The EPP is devoted to ending discrimination in higher education and has filed lawsuits against over 100 colleges and universities.
The complaint identifies eight scholarships that seemingly violate federal Title VI anti-discrimination laws that prohibit discrimination based on race.
One such scholarship, the Alice G. and Frederick W. Titus Scholarship Fund, openly states that it gives preference to “students from minority groups who enhance diversity on campus.”
The EPP found nine scholarships that apparently violate Title IX of the Education Amendments of 1972, a federal anti-discrimination law that prohibits discrimination on the basis of sex.
The Shelly Chessie Miller Scholarship Fund gives first preference to female students from Canada, seemingly discriminating based on both sex and national origin.
One scholarship, the Pamela E. Herbert Memorial Scholarship, apparently violates Title VI and Title IX by prioritizing minority female students.
“Regardless of Bowdoin’s reasons for offering, promoting, and administering such
discriminatory scholarships and programs, Bowdoin is violating Title VI by doing so. It does not matter if the recipient of federal funding discriminates in order to advance a benign ‘intention’ or ‘motivation,'” says the complaint.

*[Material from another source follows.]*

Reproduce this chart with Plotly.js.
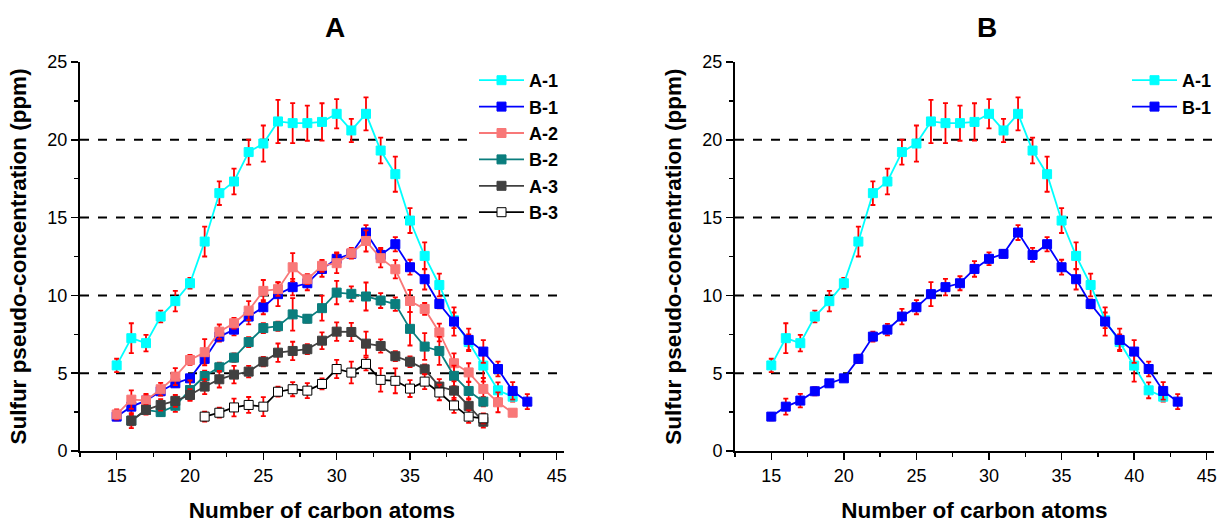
<!DOCTYPE html>
<html>
<head>
<meta charset="utf-8">
<script src="https://cdn.plot.ly/plotly-3.0.1.min.js"></script>
<style>html,body{margin:0;padding:0;background:#fff;}#chart{width:1223px;height:523px;}</style>
</head>
<body>
<div id="chart"></div>
<script>
// ---- Data ----
const A1_x = [15,16,17,18,19,20,21,22,23,24,25,26,27,28,29,30,31,32,33,34,35,36,37,38,39,40,41,42];
const A1_y = [5.5,7.25,6.93,8.64,9.63,10.78,13.46,16.57,17.32,19.21,19.76,21.18,21.07,21.07,21.15,21.67,20.6,21.67,19.31,17.79,14.81,12.54,10.67,8.4,7.0,5.49,3.9,3.49];
const A1_err = [0.43,0.96,0.53,0.38,0.66,0.35,0.96,0.76,0.83,0.8,1.16,1.39,1.29,1.13,1.2,0.94,0.75,1.06,0.83,1.13,0.8,0.87,0.73,0.5,0.5,1.03,0.51,0.32];

const B1_x = [15,16,17,18,19,20,21,22,23,24,25,26,27,28,29,30,31,32,33,34,35,36,37,38,39,40,41,42,43];
const B1_y = [2.21,2.85,3.24,3.84,4.35,4.67,5.92,7.35,7.8,8.64,9.24,10.08,10.53,10.78,11.7,12.35,12.67,14.04,12.6,13.29,11.81,11.04,9.45,8.32,7.14,6.39,5.27,3.86,3.17];
const B1_err = [0.24,0.51,0.43,0.26,0.2,0.15,0.27,0.32,0.37,0.5,0.45,0.77,0.53,0.45,0.5,0.41,0.25,0.48,0.45,0.46,0.48,0.66,0.29,0.91,0.72,0.73,0.48,0.56,0.48];

const A2_x = [15,16,17,18,19,20,21,22,23,24,25,26,27,28,29,30,31,32,33,34,35,36,37,38,39,40,41,42];
const A2_y = [2.35,3.3,3.25,3.97,4.78,5.85,6.35,7.67,8.21,9.02,10.29,10.4,11.81,11.04,11.9,12.07,12.71,13.5,12.39,11.68,9.64,9.13,7.62,5.64,5.05,3.99,3.13,2.46];
const A2_err = [0.32,0.59,0.34,0.41,0.54,0.32,0.84,0.46,0.35,0.61,0.7,0.43,0.91,0.32,0.38,0.64,0.35,0.68,0.59,0.59,0.72,0.38,0.57,0.64,0.59,0.7,0.64,0.2];

const B2_x = [16,17,18,19,20,21,22,23,24,25,26,27,28,29,30,31,32,33,34,35,36,37,38,39,40];
const B2_y = [1.95,2.64,2.5,2.91,3.92,4.82,5.38,6.0,7.0,7.9,8.02,8.78,8.5,9.18,10.18,10.1,9.93,9.67,9.44,7.85,6.71,6.43,4.83,3.86,3.17];
const B2_err = [0.3,0.3,0.25,0.4,0.61,0.35,0.3,0.27,0.32,0.32,0.3,1.05,0.25,0.8,0.75,0.48,0.9,0.48,0.43,1.07,0.86,0.9,0.66,0.56,0.3];

const A3_x = [16,17,18,19,20,21,22,23,24,25,26,27,28,29,30,31,32,33,34,35,36,37,38,39,40];
const A3_y = [1.95,2.64,2.96,3.22,3.6,4.14,4.61,4.91,5.1,5.74,6.32,6.43,6.54,7.09,7.67,7.65,6.9,6.75,6.09,5.74,5.25,4.14,3.88,2.9,1.88];
const A3_err = [0.48,0.27,0.37,0.38,0.37,0.48,0.53,0.56,0.37,0.3,0.59,0.59,0.32,0.54,0.59,0.59,0.77,0.43,0.32,0.34,0.32,0.48,0.59,0.48,0.37];

const B3_x = [21,22,23,24,25,26,27,28,29,30,31,32,33,34,35,36,37,38,39,40];
const B3_y = [2.21,2.46,2.8,2.96,2.85,3.81,3.97,3.88,4.31,5.27,5.04,5.6,4.57,4.51,4.01,4.46,3.76,2.93,2.21,2.1];
const B3_err = [0.32,0.32,0.57,0.51,0.61,0.32,0.45,0.48,0.35,0.59,0.7,0.42,0.75,0.8,0.54,0.48,0.5,0.48,0.4,0.32];

const gridVals = [5, 10, 15, 20];
const panelTitles = ["A", "B"];
const xTitle = "Number of carbon atoms";
const yTitle = "Sulfur pseudo-concentration (ppm)";

// ---- Styles ----
const FONT = "Arial, 'Liberation Sans', sans-serif";
const ERR_COLOR = "#ff0000";

function series(name, x, y, err, color, fill, xa, ya, legend, showlegend) {
  return {
    type: "scatter", mode: "lines+markers", name: name,
    x: x, y: y,
    xaxis: xa, yaxis: ya, legend: legend, showlegend: showlegend,
    line: {color: color, width: 1.8},
    marker: {symbol: "square", size: 9, color: fill, line: {color: color, width: 1}},
    error_y: {type: "data", array: err, visible: true, color: ERR_COLOR, thickness: 1.8, width: 2.5}
  };
}

const data = [
  series("A-1", A1_x, A1_y, A1_err, "#00ffff", "#00ffff", "x", "y", "legend", true),
  series("B-1", B1_x, B1_y, B1_err, "#0000ff", "#0000ff", "x", "y", "legend", true),
  series("A-2", A2_x, A2_y, A2_err, "#f87878", "#f87878", "x", "y", "legend", true),
  series("B-2", B2_x, B2_y, B2_err, "#0a7d7d", "#0a7d7d", "x", "y", "legend", true),
  series("A-3", A3_x, A3_y, A3_err, "#404040", "#404040", "x", "y", "legend", true),
  series("B-3", B3_x, B3_y, B3_err, "#000000", "#ffffff", "x", "y", "legend", true),
  series("A-1", A1_x, A1_y, A1_err, "#00ffff", "#00ffff", "x2", "y2", "legend2", true),
  series("B-1", B1_x, B1_y, B1_err, "#0000ff", "#0000ff", "x2", "y2", "legend2", true)
];

const W = 1223, H = 523;
const xDomA = [80 / W, 564 / W];
const xDomB = [735 / W, 1214 / W];
const yDom = [(H - 451) / H, (H - 62) / H];

function xAxis(dom, anchor) {
  return {
    domain: dom, anchor: anchor, range: [12.5, 45.5],
    tickmode: "linear", tick0: 15, dtick: 5,
    ticks: "outside", ticklen: 7, tickwidth: 1.5, tickcolor: "#000",
    minor: {dtick: 2.5, tick0: 12.5, ticks: "outside", ticklen: 4, tickwidth: 1.5, tickcolor: "#000", showgrid: false},
    showline: true, linecolor: "#000", linewidth: 2, mirror: false,
    showgrid: false, zeroline: false,
    tickfont: {family: FONT, size: 18, color: "#000"},
    title: {text: xTitle, font: {family: FONT, size: 22.5, color: "#000", weight: "bold"}, standoff: 20}
  };
}
function yAxis(anchor) {
  return {
    domain: yDom, anchor: anchor, range: [0, 25],
    tickmode: "linear", tick0: 0, dtick: 5,
    ticks: "outside", ticklen: 7, tickwidth: 1.5, tickcolor: "#000",
    minor: {dtick: 2.5, ticks: "outside", ticklen: 4, tickwidth: 1.5, tickcolor: "#000", showgrid: false},
    showline: true, linecolor: "#000", linewidth: 2, mirror: false,
    showgrid: false, zeroline: false,
    tickfont: {family: FONT, size: 18, color: "#000"},
    title: {text: yTitle, font: {family: FONT, size: 22.5, color: "#000", weight: "bold"}, standoff: 14}
  };
}

const shapes = [];
[["x", "y"], ["x2", "y2"]].forEach(function (ax) {
  gridVals.forEach(function (v) {
    shapes.push({type: "line", layer: "below", xref: ax[0] + " domain", yref: ax[1],
      x0: 0, x1: 1, y0: v, y1: v, line: {color: "#000", width: 2, dash: "dash"}});
  });
});

const legendStyle = {
  font: {family: FONT, size: 18, color: "#000", weight: "bold"},
  bgcolor: "#ffffff", borderwidth: 0, xanchor: "left", yanchor: "top",
  itemwidth: 45, tracegroupgap: 0, itemclick: false
};

const layout = {
  width: W, height: H,
  margin: {l: 0, r: 0, t: 0, b: 0},
  paper_bgcolor: "#fff", plot_bgcolor: "rgba(0,0,0,0)",
  font: {family: FONT, color: "#000"},
  xaxis: xAxis(xDomA, "y"),
  yaxis: yAxis("x"),
  xaxis2: xAxis(xDomB, "y2"),
  yaxis2: yAxis("x2"),
  shapes: shapes,
  legend: Object.assign({x: 474 / W, y: 1 - 62 / H}, legendStyle),
  legend2: Object.assign({x: 1127 / W, y: 1 - 62 / H}, legendStyle),
  annotations: [
    {text: panelTitles[0], xref: "paper", yref: "paper", x: 335 / W, y: 1 - 28 / H, xanchor: "center", yanchor: "middle",
     showarrow: false, font: {family: FONT, size: 28, color: "#000", weight: "bold"}},
    {text: panelTitles[1], xref: "paper", yref: "paper", x: 987 / W, y: 1 - 28 / H, xanchor: "center", yanchor: "middle",
     showarrow: false, font: {family: FONT, size: 28, color: "#000", weight: "bold"}}
  ]
};

Plotly.newPlot("chart", data, layout, {staticPlot: true, displayModeBar: false});
</script>
</body>
</html>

The scholarships listed in the complaint are all currently accepting applications, with the deadline for applications set for June 30.
“We call on Bowdoin to re-examine the campus culture, including at the faculty and administrative levels, to understand why some forms of discrimination appear to be tolerated,” said Jacobson.
The EPP submitted its legal complaint to the U.S. Department of Education’s Office for Civil Rights on Wednesday.